## [Problem]
Below is a listing to write out in full, exactly as given, without its pictures.
-- Begin --
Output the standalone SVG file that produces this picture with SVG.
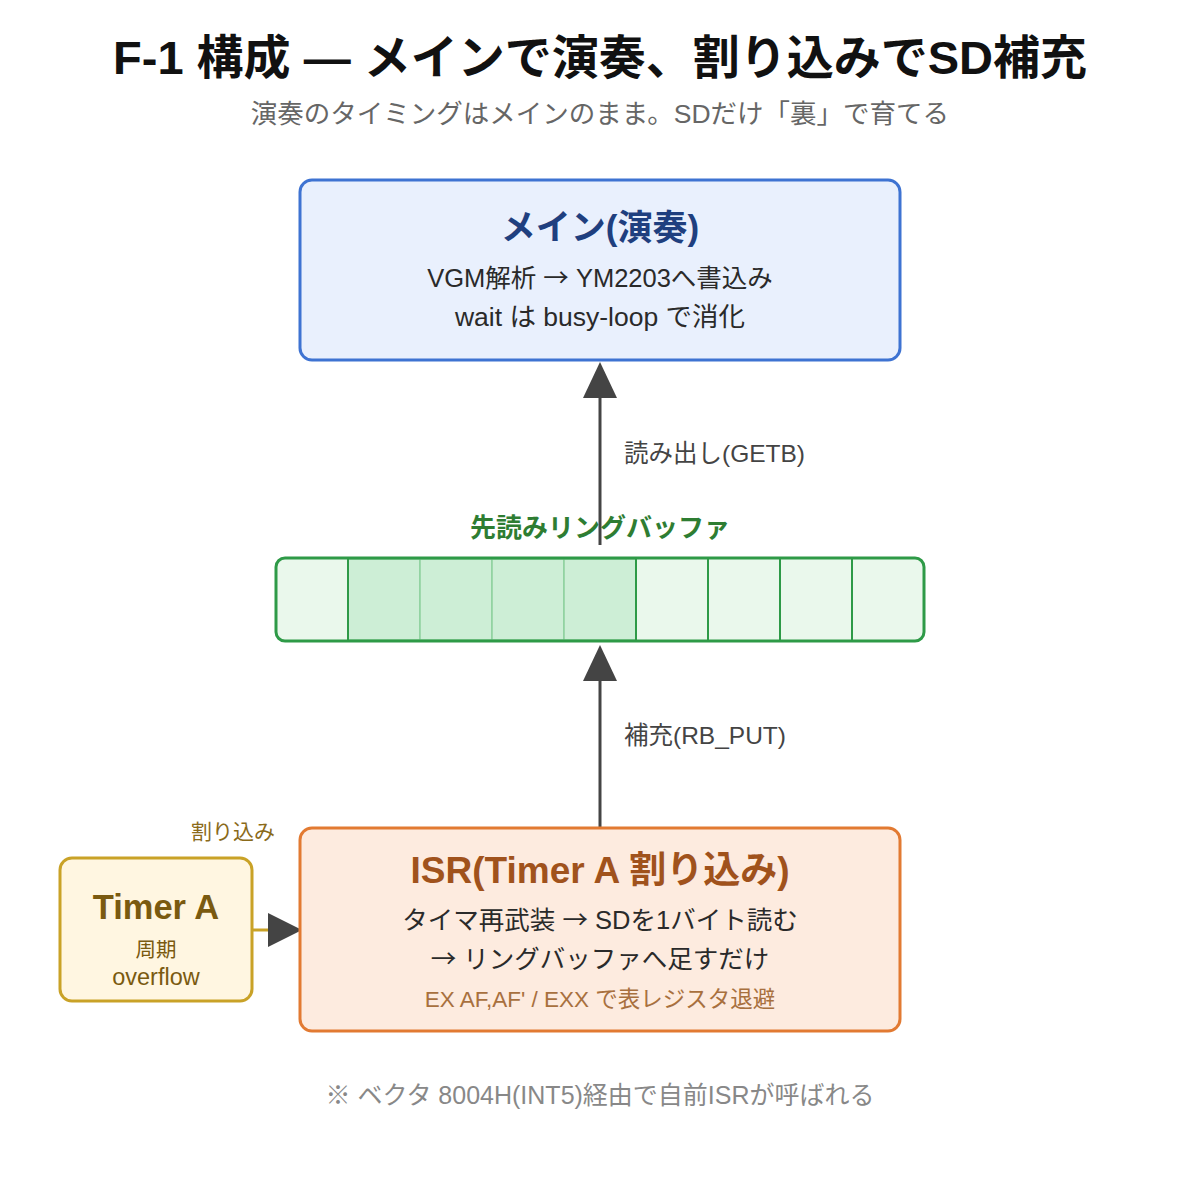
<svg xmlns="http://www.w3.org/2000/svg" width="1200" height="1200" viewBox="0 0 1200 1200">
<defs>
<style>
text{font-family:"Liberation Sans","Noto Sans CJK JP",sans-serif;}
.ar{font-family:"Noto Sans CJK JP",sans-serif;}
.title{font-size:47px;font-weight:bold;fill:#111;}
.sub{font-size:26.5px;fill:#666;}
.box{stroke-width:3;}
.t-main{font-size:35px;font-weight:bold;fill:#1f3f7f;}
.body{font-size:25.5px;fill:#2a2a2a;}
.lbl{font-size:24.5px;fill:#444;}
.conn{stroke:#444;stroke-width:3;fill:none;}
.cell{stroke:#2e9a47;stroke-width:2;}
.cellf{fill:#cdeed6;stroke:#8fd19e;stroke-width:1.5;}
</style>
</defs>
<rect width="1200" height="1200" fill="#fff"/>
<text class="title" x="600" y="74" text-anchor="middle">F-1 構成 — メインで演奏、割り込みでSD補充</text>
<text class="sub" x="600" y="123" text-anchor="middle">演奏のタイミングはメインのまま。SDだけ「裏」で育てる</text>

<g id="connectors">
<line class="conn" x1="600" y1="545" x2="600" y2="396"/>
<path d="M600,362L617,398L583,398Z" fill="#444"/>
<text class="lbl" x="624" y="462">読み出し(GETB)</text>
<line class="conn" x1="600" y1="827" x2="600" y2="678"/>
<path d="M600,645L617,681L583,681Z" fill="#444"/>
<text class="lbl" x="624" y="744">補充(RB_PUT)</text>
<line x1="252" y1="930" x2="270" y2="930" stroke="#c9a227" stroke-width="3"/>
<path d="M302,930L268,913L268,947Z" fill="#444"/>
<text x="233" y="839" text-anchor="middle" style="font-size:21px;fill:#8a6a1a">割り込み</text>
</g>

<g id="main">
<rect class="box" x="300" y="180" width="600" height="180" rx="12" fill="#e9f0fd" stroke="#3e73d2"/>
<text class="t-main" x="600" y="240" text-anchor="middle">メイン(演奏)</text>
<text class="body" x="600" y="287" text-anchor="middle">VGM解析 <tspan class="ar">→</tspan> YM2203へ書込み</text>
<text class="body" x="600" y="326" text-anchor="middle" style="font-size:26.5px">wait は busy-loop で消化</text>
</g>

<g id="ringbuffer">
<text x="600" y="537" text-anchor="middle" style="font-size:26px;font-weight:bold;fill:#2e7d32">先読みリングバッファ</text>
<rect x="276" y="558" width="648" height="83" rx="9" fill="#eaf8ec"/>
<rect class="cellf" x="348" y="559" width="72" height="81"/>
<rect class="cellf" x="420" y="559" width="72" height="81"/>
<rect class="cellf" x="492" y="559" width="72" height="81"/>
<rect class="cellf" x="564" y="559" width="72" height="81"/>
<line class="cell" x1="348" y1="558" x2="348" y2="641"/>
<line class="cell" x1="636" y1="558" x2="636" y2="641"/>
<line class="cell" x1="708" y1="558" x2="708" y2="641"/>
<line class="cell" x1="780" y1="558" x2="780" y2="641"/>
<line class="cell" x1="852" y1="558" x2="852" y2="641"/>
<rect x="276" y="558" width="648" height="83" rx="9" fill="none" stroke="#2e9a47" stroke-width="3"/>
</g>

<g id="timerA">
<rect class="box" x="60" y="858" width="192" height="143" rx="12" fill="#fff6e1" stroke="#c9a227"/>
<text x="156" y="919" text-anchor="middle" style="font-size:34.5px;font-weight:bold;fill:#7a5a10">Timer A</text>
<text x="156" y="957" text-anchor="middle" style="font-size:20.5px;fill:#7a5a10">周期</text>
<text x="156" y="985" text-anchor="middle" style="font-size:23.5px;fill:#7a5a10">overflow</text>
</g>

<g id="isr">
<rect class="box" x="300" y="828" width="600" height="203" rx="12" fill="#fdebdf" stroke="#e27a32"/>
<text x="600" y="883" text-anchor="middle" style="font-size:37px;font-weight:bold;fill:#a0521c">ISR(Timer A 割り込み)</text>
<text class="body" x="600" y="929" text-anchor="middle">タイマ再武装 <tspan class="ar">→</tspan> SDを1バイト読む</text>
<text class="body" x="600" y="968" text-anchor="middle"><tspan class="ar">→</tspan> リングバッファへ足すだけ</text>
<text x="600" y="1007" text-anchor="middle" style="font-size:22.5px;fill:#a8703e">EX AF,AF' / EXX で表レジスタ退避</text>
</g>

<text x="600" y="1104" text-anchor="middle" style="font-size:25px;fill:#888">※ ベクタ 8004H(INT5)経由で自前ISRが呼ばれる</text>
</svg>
-- End --
## [Output for this task]
Output the standalone SVG file that produces this picture with SVG.
<svg xmlns="http://www.w3.org/2000/svg" width="1200" height="1200" viewBox="0 0 1200 1200">
<defs>
<style>
text{font-family:"Liberation Sans","Noto Sans CJK JP",sans-serif;}
.ar{font-family:"Noto Sans CJK JP",sans-serif;}
.title{font-size:47px;font-weight:bold;fill:#111;}
.sub{font-size:26.5px;fill:#666;}
.box{stroke-width:3;}
.t-main{font-size:35px;font-weight:bold;fill:#1f3f7f;}
.body{font-size:25.5px;fill:#2a2a2a;}
.lbl{font-size:24.5px;fill:#444;}
.conn{stroke:#444;stroke-width:3;fill:none;}
.cell{stroke:#2e9a47;stroke-width:2;}
.cellf{fill:#cdeed6;stroke:#8fd19e;stroke-width:1.5;}
</style>
</defs>
<rect width="1200" height="1200" fill="#fff"/>
<text class="title" x="600" y="74" text-anchor="middle">F-1 構成 — メインで演奏、割り込みでSD補充</text>
<text class="sub" x="600" y="123" text-anchor="middle">演奏のタイミングはメインのまま。SDだけ「裏」で育てる</text>

<g id="connectors">
<line class="conn" x1="600" y1="545" x2="600" y2="396"/>
<path d="M600,362L617,398L583,398Z" fill="#444"/>
<text class="lbl" x="624" y="462">読み出し(GETB)</text>
<line class="conn" x1="600" y1="827" x2="600" y2="678"/>
<path d="M600,645L617,681L583,681Z" fill="#444"/>
<text class="lbl" x="624" y="744">補充(RB_PUT)</text>
<line x1="252" y1="930" x2="270" y2="930" stroke="#c9a227" stroke-width="3"/>
<path d="M302,930L268,913L268,947Z" fill="#444"/>
<text x="233" y="839" text-anchor="middle" style="font-size:21px;fill:#8a6a1a">割り込み</text>
</g>

<g id="main">
<rect class="box" x="300" y="180" width="600" height="180" rx="12" fill="#e9f0fd" stroke="#3e73d2"/>
<text class="t-main" x="600" y="240" text-anchor="middle">メイン(演奏)</text>
<text class="body" x="600" y="287" text-anchor="middle">VGM解析 <tspan class="ar">→</tspan> YM2203へ書込み</text>
<text class="body" x="600" y="326" text-anchor="middle" style="font-size:26.5px">wait は busy-loop で消化</text>
</g>

<g id="ringbuffer">
<text x="600" y="537" text-anchor="middle" style="font-size:26px;font-weight:bold;fill:#2e7d32">先読みリングバッファ</text>
<rect x="276" y="558" width="648" height="83" rx="9" fill="#eaf8ec"/>
<rect class="cellf" x="348" y="559" width="72" height="81"/>
<rect class="cellf" x="420" y="559" width="72" height="81"/>
<rect class="cellf" x="492" y="559" width="72" height="81"/>
<rect class="cellf" x="564" y="559" width="72" height="81"/>
<line class="cell" x1="348" y1="558" x2="348" y2="641"/>
<line class="cell" x1="636" y1="558" x2="636" y2="641"/>
<line class="cell" x1="708" y1="558" x2="708" y2="641"/>
<line class="cell" x1="780" y1="558" x2="780" y2="641"/>
<line class="cell" x1="852" y1="558" x2="852" y2="641"/>
<rect x="276" y="558" width="648" height="83" rx="9" fill="none" stroke="#2e9a47" stroke-width="3"/>
</g>

<g id="timerA">
<rect class="box" x="60" y="858" width="192" height="143" rx="12" fill="#fff6e1" stroke="#c9a227"/>
<text x="156" y="919" text-anchor="middle" style="font-size:34.5px;font-weight:bold;fill:#7a5a10">Timer A</text>
<text x="156" y="957" text-anchor="middle" style="font-size:20.5px;fill:#7a5a10">周期</text>
<text x="156" y="985" text-anchor="middle" style="font-size:23.5px;fill:#7a5a10">overflow</text>
</g>

<g id="isr">
<rect class="box" x="300" y="828" width="600" height="203" rx="12" fill="#fdebdf" stroke="#e27a32"/>
<text x="600" y="883" text-anchor="middle" style="font-size:37px;font-weight:bold;fill:#a0521c">ISR(Timer A 割り込み)</text>
<text class="body" x="600" y="929" text-anchor="middle">タイマ再武装 <tspan class="ar">→</tspan> SDを1バイト読む</text>
<text class="body" x="600" y="968" text-anchor="middle"><tspan class="ar">→</tspan> リングバッファへ足すだけ</text>
<text x="600" y="1007" text-anchor="middle" style="font-size:22.5px;fill:#a8703e">EX AF,AF' / EXX で表レジスタ退避</text>
</g>

<text x="600" y="1104" text-anchor="middle" style="font-size:25px;fill:#888">※ ベクタ 8004H(INT5)経由で自前ISRが呼ばれる</text>
</svg>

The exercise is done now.